Almost four decades after her first true teenage escapade, Miranda McMinn returns to Crete to see if she can recapture the moment
Looking back, I can hardly believe our parents allowed us to do this, but in 1982, when my two best friends and I had just finished our O levels and worked for a summer to save up, we booked tickets from the back of Time Out, got on a “Magic Bus” on our own and travelled to Crete. We were gone for three whole weeks – four, if you include the journey, which took 60 hours each way. The three of us sat squished up on the back seat of a clapped-out coach that wound through France, Switzerland and Italy, then bumped through Yugoslavia, which was still behind the Iron Curtain then.
We finally made it to Souda in northwest Crete, and from there to a hippy hangout with a beach called Paleochora, which I’d been told about by a friend of my mum’s. We hung out with cool Italians and Swedes, and an embittered Mancunian called Kev, who was always complaining that he couldn’t compete for female attention with “them Flash Harry Greeks”. Old ladies in black sat outside doorways smiling toothlessly and greeting us with kalimera, and we ate constantly – yogurt, honey and melon for breakfast, Greek salad and chips for lunch, and souvlaki for dinner.
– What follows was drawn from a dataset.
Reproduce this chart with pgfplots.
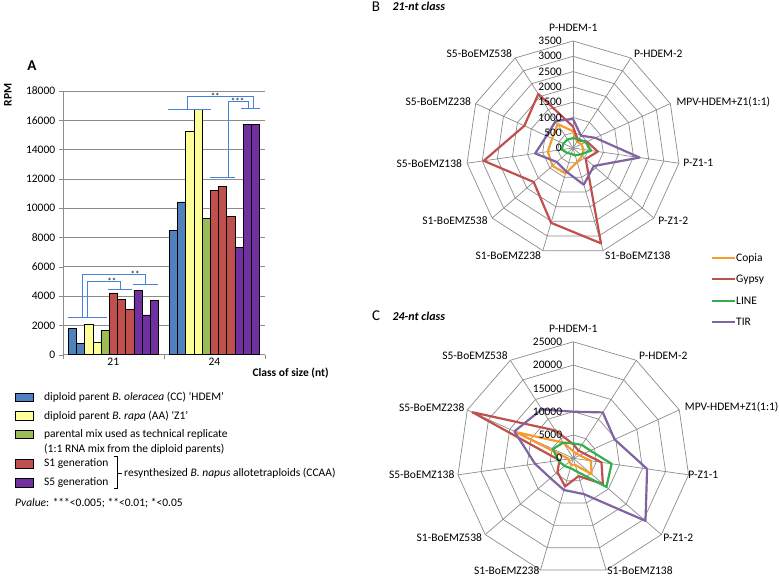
\documentclass[border=0pt]{standalone}
\usepackage{fontspec}
\setmainfont{Carlito}
\usepackage{pgfplots}
\usepackage{pgfplotstable}
\pgfplotsset{compat=1.18}
\usepgfplotslibrary{polar}

\definecolor{cblue}{RGB}{79,129,189}
\definecolor{cyel}{RGB}{255,255,153}
\definecolor{cgreen}{RGB}{155,187,89}
\definecolor{cred}{RGB}{192,80,77}
\definecolor{cpurp}{RGB}{112,48,160}
\definecolor{brk}{RGB}{70,130,215}
\definecolor{gridc}{RGB}{140,140,140}
\definecolor{rcopia}{RGB}{247,155,45}
\definecolor{rgypsy}{RGB}{192,80,77}
\definecolor{rline}{RGB}{50,176,75}
\definecolor{rtir}{RGB}{128,100,162}

\newcommand{\fs}{\fontsize{11.5}{13.5}\selectfont}

% radar angles (clockwise from top, 11 axes)
\pgfplotstableread{
a one
90 1
57.273 1
24.545 1
-8.182 1
-40.909 1
-73.636 1
-106.364 1
-139.091 1
-171.818 1
-204.545 1
-237.273 1
-270 1
}\angtab

% 21-nt class
\pgfplotstableread{
a copia gypsy line tir
90 550 700 320 950
57.273 250 300 350 480
24.545 300 500 450 800
-8.182 350 820 600 2200
-40.909 400 550 320 900
-73.636 480 3250 250 1250
-106.364 870 2550 200 800
-139.091 890 1700 250 700
-171.818 830 2950 370 1250
-204.545 750 1750 350 950
-237.273 930 2100 330 1050
-270 550 700 320 950
}\tabB

% 24-nt class
\pgfplotstableread{
a copia gypsy line tir
90 1500 3000 3200 10000
57.273 1200 2000 3400 11700
24.545 1500 2500 4000 9750
-8.182 3800 6100 8300 16000
-40.909 5200 8400 9400 20500
-73.636 1500 4000 3000 8000
-106.364 1500 6300 2200 7100
-139.091 1200 4500 2500 6500
-171.818 1000 3000 3300 8300
-204.545 13500 23800 4800 13900
-237.273 4000 7100 4000 12500
-270 1500 3000 3200 10000
}\tabC

\begin{document}
\begin{tikzpicture}
\path[use as bounding box] (0,0) rectangle (779pt,578pt);

% ---------------- Panel A ----------------
\begin{axis}[
  at={(62.7pt,223.3pt)}, anchor=south west,
  scale only axis, width=202.3pt, height=263.7pt,
  xmin=-0.5, xmax=1.5, ymin=0, ymax=18000,
  axis lines=left, axis line style={gridc,-},
  ytick={0,2000,4000,6000,8000,10000,12000,14000,16000,18000},
  ymajorgrids, grid style={gridc, line width=0.7pt},
  xtick={-0.5,0.5,1.5}, xticklabels={},
  extra x ticks={0,1}, extra x tick labels={21,24},
  extra x tick style={grid=none, major tick length=0pt},
  tick align=outside, major tick length=4pt,
  tick style={gridc},
  scaled y ticks=false,
  /pgf/number format/1000 sep={},
  /pgf/number format/assume math mode=true,
  tick label style={font=\fs, text=black},
  clip=false,
]
\addplot[ybar, bar width=0.081, bar shift=0pt, fill=cblue, draw=black, line width=0.5pt]
  coordinates {(-0.405,1800) (-0.324,770) (0.595,8470) (0.676,10430)};
\addplot[ybar, bar width=0.081, bar shift=0pt, fill=cyel, draw=black, line width=0.5pt]
  coordinates {(-0.243,2080) (-0.162,840) (0.757,15280) (0.838,16720)};
\addplot[ybar, bar width=0.081, bar shift=0pt, fill=cgreen, draw=black, line width=0.5pt]
  coordinates {(-0.081,1640) (0.919,9300)};
\addplot[ybar, bar width=0.081, bar shift=0pt, fill=cred, draw=black, line width=0.5pt]
  coordinates {(0,4220) (0.081,3770) (0.162,3100) (1,11240) (1.081,11510) (1.162,9420)};
\addplot[ybar, bar width=0.081, bar shift=0pt, fill=cpurp, draw=black, line width=0.5pt]
  coordinates {(0.243,4410) (0.324,2710) (0.405,3710) (1.243,7330) (1.324,15730) (1.405,15710)};

% significance brackets
\draw[brk, line width=0.8pt] (axis cs:-0.444,2550) -- (axis cs:-0.064,2550);
\draw[brk, line width=0.8pt] (axis cs:-0.302,2550) -- (axis cs:-0.302,5485) -- (axis cs:0.322,5485) -- (axis cs:0.322,4825);
\draw[brk, line width=0.8pt] (axis cs:0.193,4825) -- (axis cs:0.447,4825);
\draw[brk, line width=0.8pt] (axis cs:-0.256,2550) -- (axis cs:-0.256,4985) -- (axis cs:0.074,4985) -- (axis cs:0.074,4460);
\draw[brk, line width=0.8pt] (axis cs:-0.048,4460) -- (axis cs:0.183,4460);
\node[anchor=base, font=\fontsize{9}{10}\selectfont, inner sep=0pt] at (axis cs:0.216,5300) {**};
\node[anchor=base, font=\fontsize{9}{10}\selectfont, inner sep=0pt] at (axis cs:-0.015,4800) {**};

\draw[brk, line width=0.8pt] (axis cs:0.54,16750) -- (axis cs:0.965,16750);
\draw[brk, line width=0.8pt] (axis cs:0.737,16750) -- (axis cs:0.737,17660) -- (axis cs:1.387,17660) -- (axis cs:1.387,16820);
\draw[brk, line width=0.8pt] (axis cs:1.262,16820) -- (axis cs:1.447,16820);
\draw[brk, line width=0.8pt] (axis cs:0.952,12110) -- (axis cs:1.206,12110);
\draw[brk, line width=0.8pt] (axis cs:1.14,12110) -- (axis cs:1.14,17300) -- (axis cs:1.337,17300) -- (axis cs:1.337,16820);
\node[anchor=base, font=\fontsize{9}{10}\selectfont, inner sep=0pt] at (axis cs:1.008,17450) {**};
\node[anchor=base, font=\fontsize{9}{10}\selectfont, inner sep=0pt] at (axis cs:1.23,17100) {***};
\end{axis}

\node[rotate=90, font=\fs\bfseries] at (8pt,483pt) {RPM};
\node[anchor=west, font=\fs\bfseries] at (249pt,205.3pt) {Class of size (nt)};
\node[font=\fontsize{15}{17}\selectfont\bfseries] at (32pt,512pt) {A};

% legend A
\draw[black, line width=0.5pt, fill=cblue] (15pt,176.4pt) rectangle (33pt,184.8pt);
\draw[black, line width=0.5pt, fill=cyel] (15pt,158pt) rectangle (33pt,166.4pt);
\draw[black, line width=0.5pt, fill=cgreen] (15pt,139.6pt) rectangle (33pt,148pt);
\draw[black, line width=0.5pt, fill=cred] (15pt,110pt) rectangle (33pt,118.4pt);
\draw[black, line width=0.5pt, fill=cpurp] (15pt,91pt) rectangle (33pt,99.4pt);
\node[anchor=west, font=\fs, inner sep=0pt] at (44pt,180.6pt) {diploid parent \textit{B. oleracea} (CC) ‘HDEM’};
\node[anchor=west, font=\fs, inner sep=0pt] at (44pt,162.2pt) {diploid parent \textit{B. rapa} (AA) ‘Z1’};
\node[anchor=west, font=\fs, inner sep=0pt] at (44pt,143.8pt) {parental mix used as technical replicate};
\node[anchor=west, font=\fs, inner sep=0pt] at (44pt,128.8pt) {(1:1 RNA mix from the diploid parents)};
\node[anchor=west, font=\fs, inner sep=0pt] at (44pt,114.2pt) {S1 generation};
\node[anchor=west, font=\fs, inner sep=0pt] at (44pt,95.2pt) {S5 generation};
\draw[black, line width=0.5pt] (114.3pt,121.3pt) -- (117.7pt,121.3pt) -- (117.7pt,89.7pt) -- (114.3pt,89.7pt);
\draw[black, line width=0.5pt] (117.7pt,105pt) -- (122pt,105pt);
\node[anchor=west, font=\fs, inner sep=0pt] at (124pt,105pt) {resynthesized \textit{B. napus} allotetraploids (CCAA)};
\node[anchor=west, font=\fs, inner sep=0pt] at (15pt,74.7pt) {\textit{Pvalue}: ***<0.005; **<0.01; *<0.05};

% ---------------- Panel B ----------------
\begin{axis}[
  at={(573pt,430pt)}, anchor=center,
  scale only axis, width=214pt, height=214pt,
  xmin=-3500, xmax=3500, ymin=-3500, ymax=3500,
  hide axis, clip=false,
]
\pgfplotsinvokeforeach{500,1000,1500,2000,2500,3000,3500}{
  \addplot[gridc, line width=0.7pt, data cs=polar] table[x=a, y expr={#1*\thisrow{one}}] {\angtab};
}
\pgfplotsinvokeforeach{90,57.273,24.545,-8.182,-40.909,-73.636,-106.364,-139.091,-171.818,-204.545,-237.273}{
  \addplot[gridc, line width=0.7pt, data cs=polar] coordinates {(#1,0) (#1,3500)};
}
\addplot[rcopia, line width=2.2pt, line join=round, data cs=polar] table[x=a, y=copia] {\tabB};
\addplot[rgypsy, line width=2.2pt, line join=round, data cs=polar] table[x=a, y=gypsy] {\tabB};
\addplot[rline, line width=2.2pt, line join=round, data cs=polar] table[x=a, y=line] {\tabB};
\addplot[rtir, line width=2.2pt, line join=round, data cs=polar] table[x=a, y=tir] {\tabB};
\pgfplotsinvokeforeach{0,500,1000,1500,2000,2500,3000,3500}{
  \node[anchor=east, font=\fs, inner sep=0pt, xshift=-11pt] at (axis cs:0,#1) {#1};
}
\end{axis}

\node[font=\fontsize{15}{17}\selectfont] at (376pt,571.3pt) {B};
\node[anchor=west, font=\fontsize{12}{14}\selectfont\bfseries\itshape] at (389pt,571.3pt) {21-nt class};
\begin{scope}[font=\fs]
\node at (573.3pt,549.7pt) {P-HDEM-1};
\node at (658.3pt,524.7pt) {P-HDEM-2};
\node at (723.3pt,476.3pt) {MPV-HDEM+Z1(1:1)};
\node at (698.3pt,414.7pt) {P-Z1-1};
\node at (673.3pt,357.3pt) {P-Z1-2};
\node at (637.7pt,322.3pt) {S1-BoEMZ138};
\node at (508.3pt,322.3pt) {S1-BoEMZ238};
\node at (455pt,357.3pt) {S1-BoEMZ538};
\node at (429.3pt,414.7pt) {S5-BoEMZ138};
\node at (438.3pt,476.3pt) {S5-BoEMZ238};
\node at (479.3pt,524.7pt) {S5-BoEMZ538};
\end{scope}

% radar legend
\draw[rcopia, line width=2.2pt] (711.7pt,319.7pt) -- (735pt,319.7pt);
\node[anchor=west, font=\fs, inner sep=0pt] at (736pt,319.7pt) {Copia};
\draw[rgypsy, line width=2.2pt] (711.7pt,298.7pt) -- (735pt,298.7pt);
\node[anchor=west, font=\fs, inner sep=0pt] at (736pt,298.7pt) {Gypsy};
\draw[rline, line width=2.2pt] (711.7pt,277.3pt) -- (735pt,277.3pt);
\node[anchor=west, font=\fs, inner sep=0pt] at (736pt,277.3pt) {LINE};
\draw[rtir, line width=2.2pt] (711.7pt,255.7pt) -- (735pt,255.7pt);
\node[anchor=west, font=\fs, inner sep=0pt] at (736pt,255.7pt) {TIR};

% ---------------- Panel C ----------------
\begin{axis}[
  at={(573.3pt,119.7pt)}, anchor=center,
  scale only axis, width=233pt, height=233pt,
  xmin=-25000, xmax=25000, ymin=-25000, ymax=25000,
  hide axis, clip=false,
]
\pgfplotsinvokeforeach{5000,10000,15000,20000,25000}{
  \addplot[gridc, line width=0.7pt, data cs=polar] table[x=a, y expr={#1*\thisrow{one}}] {\angtab};
}
\pgfplotsinvokeforeach{90,57.273,24.545,-8.182,-40.909,-73.636,-106.364,-139.091,-171.818,-204.545,-237.273}{
  \addplot[gridc, line width=0.7pt, data cs=polar] coordinates {(#1,0) (#1,25000)};
}
\addplot[rcopia, line width=2.2pt, line join=round, data cs=polar] table[x=a, y=copia] {\tabC};
\addplot[rgypsy, line width=2.2pt, line join=round, data cs=polar] table[x=a, y=gypsy] {\tabC};
\addplot[rline, line width=2.2pt, line join=round, data cs=polar] table[x=a, y=line] {\tabC};
\addplot[rtir, line width=2.2pt, line join=round, data cs=polar] table[x=a, y=tir] {\tabC};
\pgfplotsinvokeforeach{0,5000,10000,15000,20000,25000}{
  \node[anchor=east, font=\fs, inner sep=0pt, xshift=-11pt] at (axis cs:0,#1) {#1};
}
\end{axis}

\node[font=\fontsize{15}{17}\selectfont] at (376pt,262pt) {C};
\node[anchor=west, font=\fontsize{12}{14}\selectfont\bfseries\itshape] at (389pt,262pt) {24-nt class};
\begin{scope}[font=\fs]
\node at (573.3pt,248.7pt) {P-HDEM-1};
\node at (663.3pt,222pt) {P-HDEM-2};
\node at (731.7pt,170.7pt) {MPV-HDEM+Z1(1:1)};
\node at (703.3pt,103pt) {P-Z1-1};
\node at (678.3pt,40.7pt) {P-Z1-2};
\node[anchor=south, inner sep=0pt] at (640pt,3pt) {S1-BoEMZ138};
\node[anchor=south, inner sep=0pt] at (506.7pt,3pt) {S1-BoEMZ238};
\node at (449.3pt,40.7pt) {S1-BoEMZ538};
\node at (421.7pt,103pt) {S5-BoEMZ138};
\node at (431.7pt,170.7pt) {S5-BoEMZ238};
\node at (475pt,222pt) {S5-BoEMZ538};
\end{scope}
\end{tikzpicture}
\end{document}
The rest of the time we were mostly drunk.
It was the days of Bergasol (remember those ads – we all wanted to be the Bergasol girl). It was only factor 2 so we all suffered blistering sunburn staked out on the beach under the Greek August sun, but SPF wasn’t a thing then. There was an outdoor disco, we saw phosphorescence on the night sea, and I had the Milky Way pointed out to me for the first time (by Doriano from Milano, who then told me he loved me).
When we got back my mum was furious because apparently I hadn’t phoned home once – well, phone calls cost money and I’d spend all mine on retsina and souvlaki, hadn’t I?